WLAN

Wireless Local Area Network (WLAN) is arguably the most popular wireless networking applications in the past decades. Its success is partly rooted at its evolving international standards by adapting to the new technologies (e.g., MIMO, OFDM) and ever-increasing user demands. WLAN is first standardized as IEEE 802.11 in 1997, and since then its PHY and MAC layers have been enhanced to produce many variations such as IEEE 802.11a/b/e/g/n/ac/ax.
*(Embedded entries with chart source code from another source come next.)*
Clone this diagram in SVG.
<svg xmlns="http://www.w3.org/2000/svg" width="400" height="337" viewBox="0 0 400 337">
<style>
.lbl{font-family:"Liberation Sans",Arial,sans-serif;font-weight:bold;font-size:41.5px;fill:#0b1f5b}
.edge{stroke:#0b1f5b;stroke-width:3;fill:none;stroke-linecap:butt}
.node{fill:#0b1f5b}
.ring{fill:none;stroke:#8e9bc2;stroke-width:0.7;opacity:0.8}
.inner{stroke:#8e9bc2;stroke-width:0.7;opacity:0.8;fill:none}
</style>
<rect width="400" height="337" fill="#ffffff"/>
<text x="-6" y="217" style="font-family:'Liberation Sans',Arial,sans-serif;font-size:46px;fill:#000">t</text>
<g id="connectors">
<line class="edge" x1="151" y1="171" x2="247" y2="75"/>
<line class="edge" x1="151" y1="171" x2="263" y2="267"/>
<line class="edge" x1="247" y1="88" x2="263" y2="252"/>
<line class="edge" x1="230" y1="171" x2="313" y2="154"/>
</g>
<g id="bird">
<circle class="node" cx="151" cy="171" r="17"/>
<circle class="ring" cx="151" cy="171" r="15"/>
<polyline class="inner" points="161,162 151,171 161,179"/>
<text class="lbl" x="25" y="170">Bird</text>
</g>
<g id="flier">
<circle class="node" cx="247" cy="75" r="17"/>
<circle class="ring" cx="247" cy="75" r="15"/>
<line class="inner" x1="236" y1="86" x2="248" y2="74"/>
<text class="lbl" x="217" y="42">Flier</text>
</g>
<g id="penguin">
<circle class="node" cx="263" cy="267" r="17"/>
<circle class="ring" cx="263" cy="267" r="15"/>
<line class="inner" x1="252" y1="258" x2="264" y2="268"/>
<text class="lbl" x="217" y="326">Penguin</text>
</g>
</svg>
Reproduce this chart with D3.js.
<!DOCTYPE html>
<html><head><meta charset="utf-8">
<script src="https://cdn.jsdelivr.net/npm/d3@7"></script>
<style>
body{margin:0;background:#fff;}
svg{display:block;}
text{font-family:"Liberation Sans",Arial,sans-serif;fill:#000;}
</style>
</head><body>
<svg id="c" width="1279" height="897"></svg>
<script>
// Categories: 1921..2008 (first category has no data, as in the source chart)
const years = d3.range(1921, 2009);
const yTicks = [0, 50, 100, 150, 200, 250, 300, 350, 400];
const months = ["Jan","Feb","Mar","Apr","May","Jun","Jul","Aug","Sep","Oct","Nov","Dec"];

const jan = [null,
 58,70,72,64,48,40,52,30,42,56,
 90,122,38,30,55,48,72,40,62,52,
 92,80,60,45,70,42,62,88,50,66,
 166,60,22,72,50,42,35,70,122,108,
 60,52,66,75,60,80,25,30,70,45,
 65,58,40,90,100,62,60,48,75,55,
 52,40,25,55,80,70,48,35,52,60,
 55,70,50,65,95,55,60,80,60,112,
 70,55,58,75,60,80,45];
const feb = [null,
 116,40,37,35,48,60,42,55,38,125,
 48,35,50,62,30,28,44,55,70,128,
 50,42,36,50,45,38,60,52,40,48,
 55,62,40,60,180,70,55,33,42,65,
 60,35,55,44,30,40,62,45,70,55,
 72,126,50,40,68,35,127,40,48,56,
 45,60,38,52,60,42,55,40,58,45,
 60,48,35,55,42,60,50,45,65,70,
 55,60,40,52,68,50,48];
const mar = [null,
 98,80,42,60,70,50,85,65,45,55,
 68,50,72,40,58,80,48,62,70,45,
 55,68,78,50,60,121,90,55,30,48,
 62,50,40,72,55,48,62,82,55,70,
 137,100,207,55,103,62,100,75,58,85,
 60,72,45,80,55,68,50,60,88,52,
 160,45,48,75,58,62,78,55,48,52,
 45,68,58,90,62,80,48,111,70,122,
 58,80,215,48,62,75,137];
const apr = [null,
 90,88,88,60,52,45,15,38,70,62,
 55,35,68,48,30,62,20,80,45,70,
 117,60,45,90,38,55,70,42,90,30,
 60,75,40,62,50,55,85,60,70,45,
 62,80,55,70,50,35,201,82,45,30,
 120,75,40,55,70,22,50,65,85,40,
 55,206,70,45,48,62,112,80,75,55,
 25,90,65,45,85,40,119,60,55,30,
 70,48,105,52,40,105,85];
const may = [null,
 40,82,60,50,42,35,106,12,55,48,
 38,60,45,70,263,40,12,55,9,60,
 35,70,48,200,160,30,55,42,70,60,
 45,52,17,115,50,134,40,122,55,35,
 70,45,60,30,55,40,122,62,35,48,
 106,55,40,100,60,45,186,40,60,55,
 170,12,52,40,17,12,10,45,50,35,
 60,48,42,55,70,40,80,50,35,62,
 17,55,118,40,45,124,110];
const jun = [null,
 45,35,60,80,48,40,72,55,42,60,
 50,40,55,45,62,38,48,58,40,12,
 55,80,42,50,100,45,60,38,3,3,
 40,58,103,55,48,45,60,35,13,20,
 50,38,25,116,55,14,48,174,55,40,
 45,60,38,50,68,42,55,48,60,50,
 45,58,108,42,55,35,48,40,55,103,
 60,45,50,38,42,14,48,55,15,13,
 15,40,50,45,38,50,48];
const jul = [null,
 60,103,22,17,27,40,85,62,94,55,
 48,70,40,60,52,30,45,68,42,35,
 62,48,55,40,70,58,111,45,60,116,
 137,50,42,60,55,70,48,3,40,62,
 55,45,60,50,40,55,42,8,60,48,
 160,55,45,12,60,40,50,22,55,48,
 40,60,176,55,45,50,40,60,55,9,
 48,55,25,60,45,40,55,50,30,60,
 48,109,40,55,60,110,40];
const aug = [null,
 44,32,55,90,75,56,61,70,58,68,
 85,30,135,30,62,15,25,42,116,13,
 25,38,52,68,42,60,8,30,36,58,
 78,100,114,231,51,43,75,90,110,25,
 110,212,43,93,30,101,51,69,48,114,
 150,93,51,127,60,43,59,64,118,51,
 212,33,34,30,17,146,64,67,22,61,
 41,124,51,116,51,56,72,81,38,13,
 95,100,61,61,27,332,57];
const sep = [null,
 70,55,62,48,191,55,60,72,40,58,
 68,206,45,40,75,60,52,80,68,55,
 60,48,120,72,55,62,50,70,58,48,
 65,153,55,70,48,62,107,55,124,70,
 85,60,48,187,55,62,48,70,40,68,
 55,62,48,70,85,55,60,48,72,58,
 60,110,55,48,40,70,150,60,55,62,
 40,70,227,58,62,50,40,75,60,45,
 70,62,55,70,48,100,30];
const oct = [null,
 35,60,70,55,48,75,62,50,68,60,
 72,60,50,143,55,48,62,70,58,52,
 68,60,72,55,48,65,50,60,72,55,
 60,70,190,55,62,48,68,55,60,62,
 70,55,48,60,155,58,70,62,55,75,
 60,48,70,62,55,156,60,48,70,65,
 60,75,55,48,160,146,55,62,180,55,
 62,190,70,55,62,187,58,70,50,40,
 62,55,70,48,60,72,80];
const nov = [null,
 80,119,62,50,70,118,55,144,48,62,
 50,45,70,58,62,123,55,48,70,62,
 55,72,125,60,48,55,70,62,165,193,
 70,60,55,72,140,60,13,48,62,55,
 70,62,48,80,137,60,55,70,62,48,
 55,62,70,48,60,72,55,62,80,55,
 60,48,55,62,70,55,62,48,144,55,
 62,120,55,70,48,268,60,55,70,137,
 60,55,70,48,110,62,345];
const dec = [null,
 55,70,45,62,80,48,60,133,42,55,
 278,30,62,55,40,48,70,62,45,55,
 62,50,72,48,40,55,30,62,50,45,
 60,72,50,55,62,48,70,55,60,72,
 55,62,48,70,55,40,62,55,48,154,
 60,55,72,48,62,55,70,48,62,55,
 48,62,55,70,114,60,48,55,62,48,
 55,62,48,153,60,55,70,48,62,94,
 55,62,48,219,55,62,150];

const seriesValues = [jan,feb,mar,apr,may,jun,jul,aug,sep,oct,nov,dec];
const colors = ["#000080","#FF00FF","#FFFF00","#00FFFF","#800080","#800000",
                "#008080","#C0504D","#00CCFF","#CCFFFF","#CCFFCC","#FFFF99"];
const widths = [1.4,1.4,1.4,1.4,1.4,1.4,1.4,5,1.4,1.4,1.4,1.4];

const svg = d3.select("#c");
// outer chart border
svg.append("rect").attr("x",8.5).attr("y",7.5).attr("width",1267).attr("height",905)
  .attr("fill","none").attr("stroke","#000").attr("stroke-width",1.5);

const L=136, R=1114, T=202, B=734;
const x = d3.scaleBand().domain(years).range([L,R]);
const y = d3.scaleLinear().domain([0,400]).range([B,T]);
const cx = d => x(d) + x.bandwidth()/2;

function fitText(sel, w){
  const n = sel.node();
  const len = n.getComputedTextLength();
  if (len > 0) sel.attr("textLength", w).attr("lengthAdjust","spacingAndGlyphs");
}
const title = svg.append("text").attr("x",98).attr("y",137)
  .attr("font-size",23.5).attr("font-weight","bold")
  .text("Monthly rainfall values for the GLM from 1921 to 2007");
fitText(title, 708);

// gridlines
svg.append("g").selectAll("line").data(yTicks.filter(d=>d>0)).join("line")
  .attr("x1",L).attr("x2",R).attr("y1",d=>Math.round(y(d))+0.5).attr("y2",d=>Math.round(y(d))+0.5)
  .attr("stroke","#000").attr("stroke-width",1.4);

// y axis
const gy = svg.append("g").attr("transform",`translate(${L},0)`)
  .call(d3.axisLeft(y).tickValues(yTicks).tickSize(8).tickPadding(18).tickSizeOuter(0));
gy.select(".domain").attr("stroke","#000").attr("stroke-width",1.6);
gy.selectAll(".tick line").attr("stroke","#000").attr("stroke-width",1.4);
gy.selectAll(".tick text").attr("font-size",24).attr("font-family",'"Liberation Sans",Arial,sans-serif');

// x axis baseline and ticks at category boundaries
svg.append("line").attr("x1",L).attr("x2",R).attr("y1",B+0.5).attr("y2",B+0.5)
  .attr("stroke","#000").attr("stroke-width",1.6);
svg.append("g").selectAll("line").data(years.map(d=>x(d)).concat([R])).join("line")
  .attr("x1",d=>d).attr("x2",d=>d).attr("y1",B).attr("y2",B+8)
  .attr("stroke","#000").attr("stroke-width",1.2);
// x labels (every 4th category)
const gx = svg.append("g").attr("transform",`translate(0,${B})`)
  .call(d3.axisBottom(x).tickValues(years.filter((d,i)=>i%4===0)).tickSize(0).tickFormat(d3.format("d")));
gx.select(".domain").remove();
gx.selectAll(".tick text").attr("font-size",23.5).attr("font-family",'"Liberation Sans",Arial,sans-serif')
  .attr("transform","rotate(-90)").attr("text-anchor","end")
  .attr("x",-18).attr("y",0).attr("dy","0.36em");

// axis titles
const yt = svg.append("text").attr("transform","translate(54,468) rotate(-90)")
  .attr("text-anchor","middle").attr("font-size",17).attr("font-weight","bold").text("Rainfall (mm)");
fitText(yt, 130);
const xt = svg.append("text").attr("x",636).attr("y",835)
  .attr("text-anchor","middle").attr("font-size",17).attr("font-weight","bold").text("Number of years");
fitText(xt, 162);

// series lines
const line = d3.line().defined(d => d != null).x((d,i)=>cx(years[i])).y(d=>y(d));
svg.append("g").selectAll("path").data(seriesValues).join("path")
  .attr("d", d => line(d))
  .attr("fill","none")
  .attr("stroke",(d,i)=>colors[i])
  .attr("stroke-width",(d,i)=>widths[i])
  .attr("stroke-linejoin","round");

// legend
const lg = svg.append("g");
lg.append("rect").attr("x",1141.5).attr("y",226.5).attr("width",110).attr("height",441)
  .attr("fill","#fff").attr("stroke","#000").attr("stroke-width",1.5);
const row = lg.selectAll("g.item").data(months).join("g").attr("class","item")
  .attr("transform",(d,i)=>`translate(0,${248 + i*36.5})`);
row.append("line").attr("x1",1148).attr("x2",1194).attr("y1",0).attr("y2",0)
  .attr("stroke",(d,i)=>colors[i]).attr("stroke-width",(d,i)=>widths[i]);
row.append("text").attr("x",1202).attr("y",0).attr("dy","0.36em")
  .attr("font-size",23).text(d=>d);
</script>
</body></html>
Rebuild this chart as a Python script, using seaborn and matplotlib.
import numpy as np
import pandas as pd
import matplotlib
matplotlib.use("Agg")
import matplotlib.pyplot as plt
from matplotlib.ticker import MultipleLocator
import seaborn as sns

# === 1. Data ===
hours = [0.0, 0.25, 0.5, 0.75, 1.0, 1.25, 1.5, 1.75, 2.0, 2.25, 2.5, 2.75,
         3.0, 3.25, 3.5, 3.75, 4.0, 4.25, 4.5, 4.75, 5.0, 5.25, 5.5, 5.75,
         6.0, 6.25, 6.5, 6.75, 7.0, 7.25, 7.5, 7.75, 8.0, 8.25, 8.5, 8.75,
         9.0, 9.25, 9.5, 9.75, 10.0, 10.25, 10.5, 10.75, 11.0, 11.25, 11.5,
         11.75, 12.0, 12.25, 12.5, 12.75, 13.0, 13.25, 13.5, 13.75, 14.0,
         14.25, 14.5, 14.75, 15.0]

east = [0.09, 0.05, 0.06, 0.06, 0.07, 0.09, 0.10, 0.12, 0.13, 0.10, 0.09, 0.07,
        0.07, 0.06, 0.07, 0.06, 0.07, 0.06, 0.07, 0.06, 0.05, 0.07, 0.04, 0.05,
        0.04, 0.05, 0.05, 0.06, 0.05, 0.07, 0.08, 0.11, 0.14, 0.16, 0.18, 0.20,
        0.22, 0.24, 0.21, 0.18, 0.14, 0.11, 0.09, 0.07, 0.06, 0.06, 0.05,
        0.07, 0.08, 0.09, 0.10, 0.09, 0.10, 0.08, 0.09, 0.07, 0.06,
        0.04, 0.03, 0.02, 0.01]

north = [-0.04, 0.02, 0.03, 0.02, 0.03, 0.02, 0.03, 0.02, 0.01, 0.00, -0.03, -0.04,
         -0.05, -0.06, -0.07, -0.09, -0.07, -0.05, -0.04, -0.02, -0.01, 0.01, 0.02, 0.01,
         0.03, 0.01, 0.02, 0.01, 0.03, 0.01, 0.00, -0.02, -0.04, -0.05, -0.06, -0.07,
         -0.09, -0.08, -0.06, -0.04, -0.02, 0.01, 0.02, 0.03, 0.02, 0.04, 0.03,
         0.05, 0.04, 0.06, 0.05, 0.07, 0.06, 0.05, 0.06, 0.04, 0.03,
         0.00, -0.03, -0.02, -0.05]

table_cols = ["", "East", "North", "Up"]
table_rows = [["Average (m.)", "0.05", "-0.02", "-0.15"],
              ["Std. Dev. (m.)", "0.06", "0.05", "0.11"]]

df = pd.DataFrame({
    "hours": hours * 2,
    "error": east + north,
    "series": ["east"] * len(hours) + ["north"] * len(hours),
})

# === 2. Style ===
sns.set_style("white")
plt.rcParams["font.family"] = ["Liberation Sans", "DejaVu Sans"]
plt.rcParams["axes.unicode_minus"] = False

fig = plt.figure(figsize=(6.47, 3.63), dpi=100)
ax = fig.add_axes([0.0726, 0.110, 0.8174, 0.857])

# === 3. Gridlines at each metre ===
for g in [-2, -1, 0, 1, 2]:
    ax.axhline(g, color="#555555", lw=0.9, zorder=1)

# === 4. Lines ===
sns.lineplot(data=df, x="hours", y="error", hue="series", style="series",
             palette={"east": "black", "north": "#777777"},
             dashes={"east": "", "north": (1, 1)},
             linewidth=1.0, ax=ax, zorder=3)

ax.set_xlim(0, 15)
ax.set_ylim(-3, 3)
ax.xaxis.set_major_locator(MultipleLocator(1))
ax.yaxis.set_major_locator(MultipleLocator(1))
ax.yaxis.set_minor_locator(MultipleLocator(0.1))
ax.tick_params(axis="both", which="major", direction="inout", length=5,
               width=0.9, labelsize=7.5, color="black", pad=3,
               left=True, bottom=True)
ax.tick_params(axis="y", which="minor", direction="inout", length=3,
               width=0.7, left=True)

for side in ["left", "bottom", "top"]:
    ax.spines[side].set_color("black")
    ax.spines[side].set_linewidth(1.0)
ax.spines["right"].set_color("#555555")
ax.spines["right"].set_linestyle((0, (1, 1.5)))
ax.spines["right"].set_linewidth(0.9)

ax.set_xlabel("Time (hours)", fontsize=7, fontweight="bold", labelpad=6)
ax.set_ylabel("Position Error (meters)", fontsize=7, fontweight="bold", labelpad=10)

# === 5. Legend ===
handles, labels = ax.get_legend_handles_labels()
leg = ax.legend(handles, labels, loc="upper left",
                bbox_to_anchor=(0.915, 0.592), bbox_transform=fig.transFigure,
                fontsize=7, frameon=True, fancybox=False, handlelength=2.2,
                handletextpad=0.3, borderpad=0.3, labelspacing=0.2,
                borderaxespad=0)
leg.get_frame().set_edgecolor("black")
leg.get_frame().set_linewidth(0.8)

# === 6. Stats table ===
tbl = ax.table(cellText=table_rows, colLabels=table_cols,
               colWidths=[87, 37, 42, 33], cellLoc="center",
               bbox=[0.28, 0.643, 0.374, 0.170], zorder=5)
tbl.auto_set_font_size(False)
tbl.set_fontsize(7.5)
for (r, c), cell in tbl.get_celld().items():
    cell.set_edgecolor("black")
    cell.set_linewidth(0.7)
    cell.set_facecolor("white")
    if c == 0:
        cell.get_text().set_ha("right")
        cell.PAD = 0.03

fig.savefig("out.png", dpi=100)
The future of WLAN is envisioned as taking one of three main directions: throughput enhancement (e.g., 802.11ac/ad/ax/be), long range extension (e.g., 802.11ah/af), and greater ease of use (e.g., 802.11ai/aq).

WLAN_Future

 

The WMNL is actively performing a research on next-generation low-latency WLAN to support real-time VR/AR/MR (with high video resolution and low-latency, for no motion sickness), which is supported by Samsung Research Funding & Incubation Center for Future Technology (SRFC). We are considering various techniques to achieve the goal, such as latency-aware STA grouping for joint uplink/downlink MU-MIMO scheduling. While state-of-the-art STA grouping algorithms only focus on inter-STA channel correlation for maximal throughput, we try to address both latency and throughput.